Assignment 2

This time your task is to use numerical methods to solve the following initial value problem (IVP):

\( y' = -2xy \)

where \( x \in [0,3]\) and \( y(0) = 2 \).

We provide you with the exact solution to help you debug your code.
Solution:

\(y(x)=2e^{-x^2}\)

You task is to create a file "rk4.py" that contains the following functionality:

1. Create a function that returns the right hand side of the given ODE.
2. Create a function that returns the exact solution of the given IVP.
3. Create a function that implements Runge-Kutta method of the 4th order (RK4).
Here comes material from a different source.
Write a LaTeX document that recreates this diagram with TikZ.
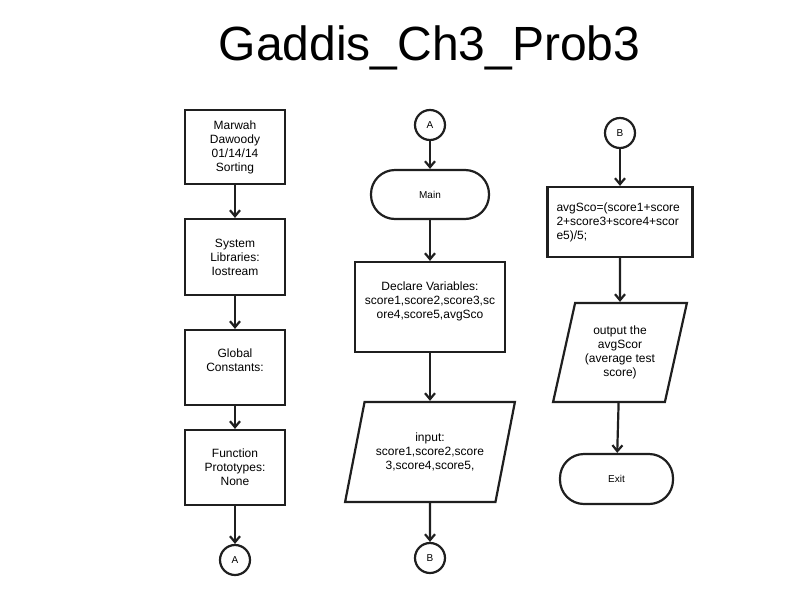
\documentclass[tikz,border=0pt]{standalone}
\usepackage{fontspec}
\setmainfont{Liberation Sans}
\usetikzlibrary{arrows.meta,shapes.geometric}

\tikzset{
  line/.style    = {draw=black!88, line width=2.2pt},
  proc/.style    = {rectangle, line, align=center,
                    font=\fontsize{12}{14}\selectfont},
  term/.style    = {rectangle, line, rounded corners=24pt,
                    font=\fontsize{10}{12}\selectfont},
  inout/.style   = {trapezium, trapezium stretches=true, line, align=center,
                    font=\fontsize{12}{14}\selectfont, inner sep=0pt},
  conn/.style    = {circle, line, minimum size=30pt, inner sep=0pt,
                    font=\fontsize{10}{12}\selectfont},
  every edge/.style = {line, -{Straight Barb[length=6pt,width=10pt]}}
}

\begin{document}
\begin{tikzpicture}[x=1pt, y=-1pt]
   \useasboundingbox (0,0) rectangle (809,595);

   \node (title) [anchor=base, font=\fontsize{48}{56}\selectfont]
        at (429.5,60) {Gaddis\_Ch3\_Prob3};

   % first column
   \node (info)   [proc, minimum width=100pt, minimum height=74pt] at (235,147)
        {Marwah\\Dawoody\\01/14/14\\Sorting};
   \node (libs)   [proc, minimum width=100pt, minimum height=76pt] at (235,257)
        {System\\Libraries:\\Iostream};
   \node (consts) [proc, minimum width=100pt, minimum height=75pt] at (235,367.5)
        {Global\\Constants:\\\mbox{}};
   \node (protos) [proc, minimum width=100pt, minimum height=75pt] at (235,467.5)
        {Function\\Prototypes:\\None};
   \node (outA)   [conn] at (235,560) {A};

   % second column
   \node (inA)    [conn] at (430,125) {A};
   \node (main)   [term, minimum width=118pt, minimum height=49pt] at (430,194.5)
        {Main};
   \node (decl)   [proc, minimum width=150pt, minimum height=90pt] at (430,307)
        {Declare Variables:\\score1,score2,score3,sc\\ore4,score5,avgSco\\\mbox{}};
   \node (input)  [inout, trapezium left angle=67.2, trapezium right angle=112.8,
                   minimum width=170pt, minimum height=100pt] at (430,452)
        {input:\\score1,score2,score\\3,score4,score5,};
   \node (outB)   [conn] at (430,558) {B};

   % third column
   \node (inB)    [conn] at (620,133) {B};
   \node (calc)   [proc, align=left, minimum width=145pt, minimum height=70pt,
                   text width=127pt] at (620,222)
        {avgSco=(score1+score\\2+score3+score4+scor\\e5)/5;};
   \node (output) [inout, trapezium left angle=72.1, trapezium right angle=107.9,
                   minimum width=134pt, minimum height=99pt] at (620,352.5)
        {output the\\avgScor\\(average test\\score)};
   \node (exit)   [term, minimum width=113pt, minimum height=50pt] at (616.5,479)
        {Exit};

   \path
     (info)   edge (libs)
     (libs)   edge (consts)
     (consts) edge (protos)
     (protos) edge (outA)
     (inA)    edge (main)
     (main)   edge (decl)
     (decl)   edge (input)
     (input)  edge (outB)
     (inB)    edge (calc)
     (calc)   edge (output)
     (output) edge (exit);
\end{tikzpicture}
\end{document}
The function should not use global variables (i.e. use the function arguments to transfer any values to the function).
4. Use the function linspace from the numpy package to create evenly spaced intervals.
5. Use the function odeint from the package scipy.integrate to solve the given IVP.
6. Using your RK4 function solve the given IVP.
7. Using the matplotlib package create a chart with 3 subplots on it:
   • a plot that compares solutions
   • a plot that displays the error of the RK4 method
   • a plot that displays the error of the odeint method
8. Save your chart as the file my_rk4.pdf .

Submit your rk4.py script file and the generated chart my_rk4.pdf to the 'Assignment Dropbox'.

Assignment will be graded on a 10 point basis.

Due date is November 21, 2019 at 11:55pm, with 0.5 point penalty per day for late submission until the cut-off date of November 28, 2019 at 11:00am.